Would you give us a quick description of your new job?
Most of my energies are directed at ensuring that the University continues to build upon its wonderful academic reputation, enriching its academic programs and its faculty through administrative and support processes that are as beneficial to students and faculty as possible. I see my role as working alongside the vice presidents to serve the president and the University through collaboration and consensus building.
What are some of the first things you plan to do?
My first goal is to meet with as many people as I can—the deans, the vice presidents, faculty, students, staff, administrators—and develop strong personal relationships and good working relationships. I want to understand what is important to others, and not make initial decisions without conferring as widely and broadly as possible. And listen intently. Listen very carefully. My second goal is to set priorities for the academic community in concert with the deans, faculty and staff.
Will new research initiatives be an important part of Fordham’s future?
Very definitely. Fordham has an outstanding reputation, a wonderful track record. I’d like to see faculty and students continue to be engaged in research in all fields in ways that benefit students, faculty and the community. Research encompasses so much of what we do, and it’s so much a part of what an educational institution is in a global environment.
What is your take on the relationship between science and religion?
I’ve always seen science and religion as complementary. My own scientific and religious backgrounds have enhanced each other, and I think informed discussions between theologians and scientists play a critical role in the shaping of ideas.

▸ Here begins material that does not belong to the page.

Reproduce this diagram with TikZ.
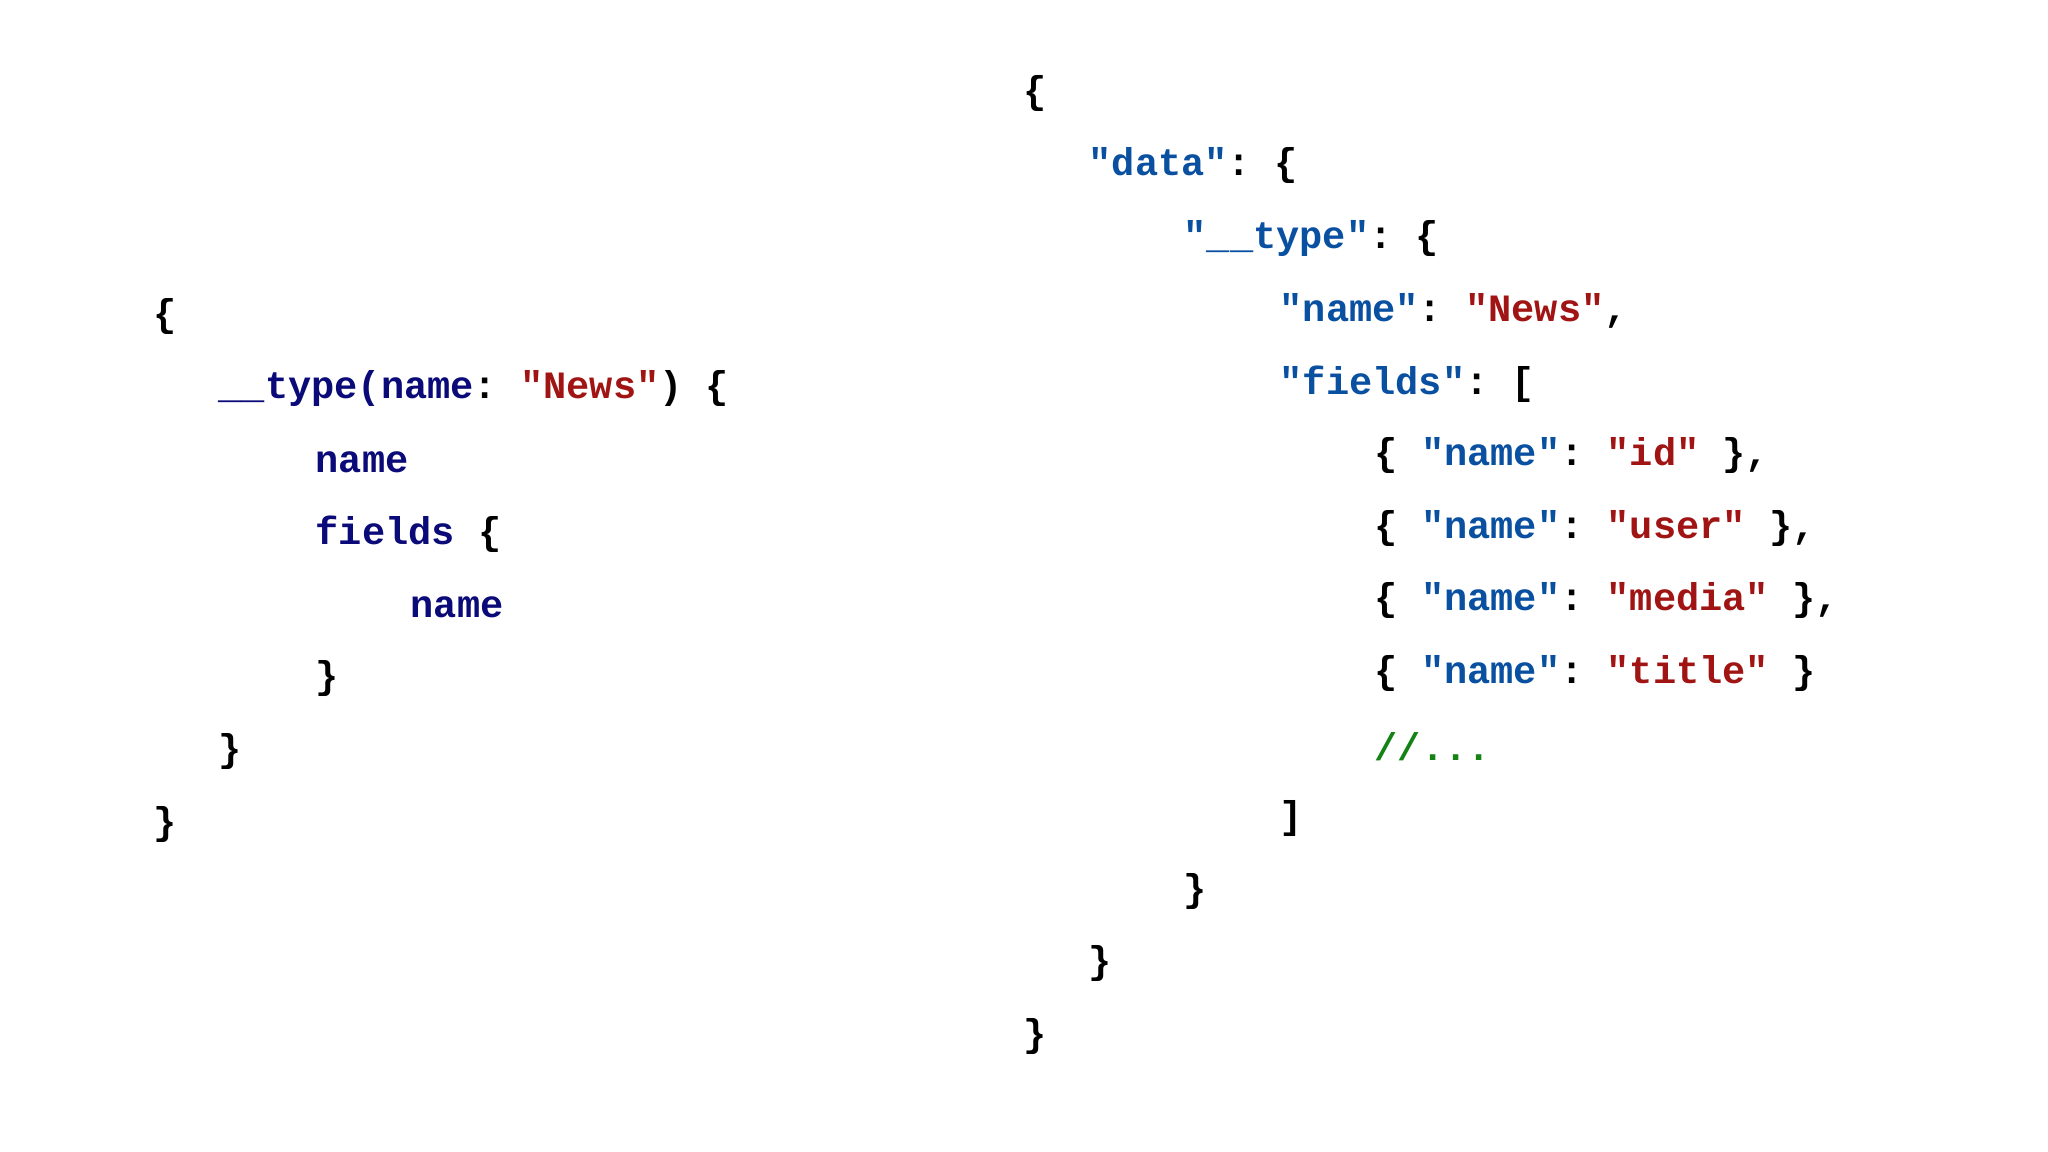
\documentclass[tikz,border=0pt]{standalone}
\usepackage{fontspec}
\setmonofont{Liberation Mono}
\definecolor{keyblue}{RGB}{10,80,160}
\definecolor{strred}{RGB}{160,20,20}
\definecolor{identnavy}{RGB}{10,10,120}
\definecolor{cmtgreen}{RGB}{20,130,20}
\newcommand{\jkey}[1]{\textcolor{keyblue}{#1}}
\newcommand{\jstr}[1]{\textcolor{strred}{#1}}
\newcommand{\gid}[1]{\textcolor{identnavy}{#1}}
\tikzset{
  codeline/.style={anchor=west,inner sep=0pt,font=\ttfamily\bfseries\fontsize{11pt}{13pt}\selectfont}
}
\begin{document}
\begin{tikzpicture}
  \useasboundingbox (0,0) rectangle (20.48,11.52);
  % query
  \node[codeline] (q1) at (1.53,8.35) {\{};
  \node[codeline] (q2) at (2.18,7.63) {\gid{\_\_type(name}: \jstr{"News"}) \{};
  \node[codeline] (q3) at (3.15,6.90) {\gid{name}};
  \node[codeline] (q4) at (3.15,6.18) {\gid{fields} \{};
  \node[codeline] (q5) at (4.10,5.45) {\gid{name}};
  \node[codeline] (q6) at (3.15,4.73) {\}};
  \node[codeline] (q7) at (2.18,4.00) {\}};
  \node[codeline] (q8) at (1.53,3.27) {\}};
  % response
  \node[codeline] (r1) at (10.23,10.58) {\{};
  \node[codeline] (r2) at (10.88,9.86) {\jkey{"data"}: \{};
  \node[codeline] (r3) at (11.83,9.13) {\jkey{"\_\_type"}: \{};
  \node[codeline] (r4) at (12.79,8.41) {\jkey{"name"}: \jstr{"News"},};
  \node[codeline] (r5) at (12.79,7.68) {\jkey{"fields"}: [};
  \node[codeline] (r6) at (13.74,6.96) {\{ \jkey{"name"}: \jstr{"id"} \},};
  \node[codeline] (r7) at (13.74,6.23) {\{ \jkey{"name"}: \jstr{"user"} \},};
  \node[codeline] (r8) at (13.74,5.51) {\{ \jkey{"name"}: \jstr{"media"} \},};
  \node[codeline] (r9) at (13.74,4.78) {\{ \jkey{"name"}: \jstr{"title"} \}};
  \node[codeline,text=cmtgreen] (r10) at (13.74,4.05) {//...};
  \node[codeline] (r11) at (12.79,3.33) {]};
  \node[codeline] (r12) at (11.83,2.60) {\}};
  \node[codeline] (r13) at (10.88,1.88) {\}};
  \node[codeline] (r14) at (10.23,1.15) {\}};
\end{tikzpicture}
\end{document}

What attracted you to Fordham?
Father McShane, his energy and his vision—the sense that Fordham is at a stage where there are wonderful opportunities, given the internationalization of higher education. Fordham is as well positioned as any university in the country, perhaps in the world, to continue to benefit from that. And it’s a premier Jesuit university. I was attracted by the history of Fordham and the future, the potential it has. I also know for certain that I will love the excitement and the intensity of New York.
Do you plan to bring to Fordham any of the success that the
Gonzaga men’s basketball team has had?
Wouldn’t that be good! Let me put it this way: Whatever I can do to help.
Gonzaga basketball has been exciting, but I’m really looking forward to my new role at Fordham.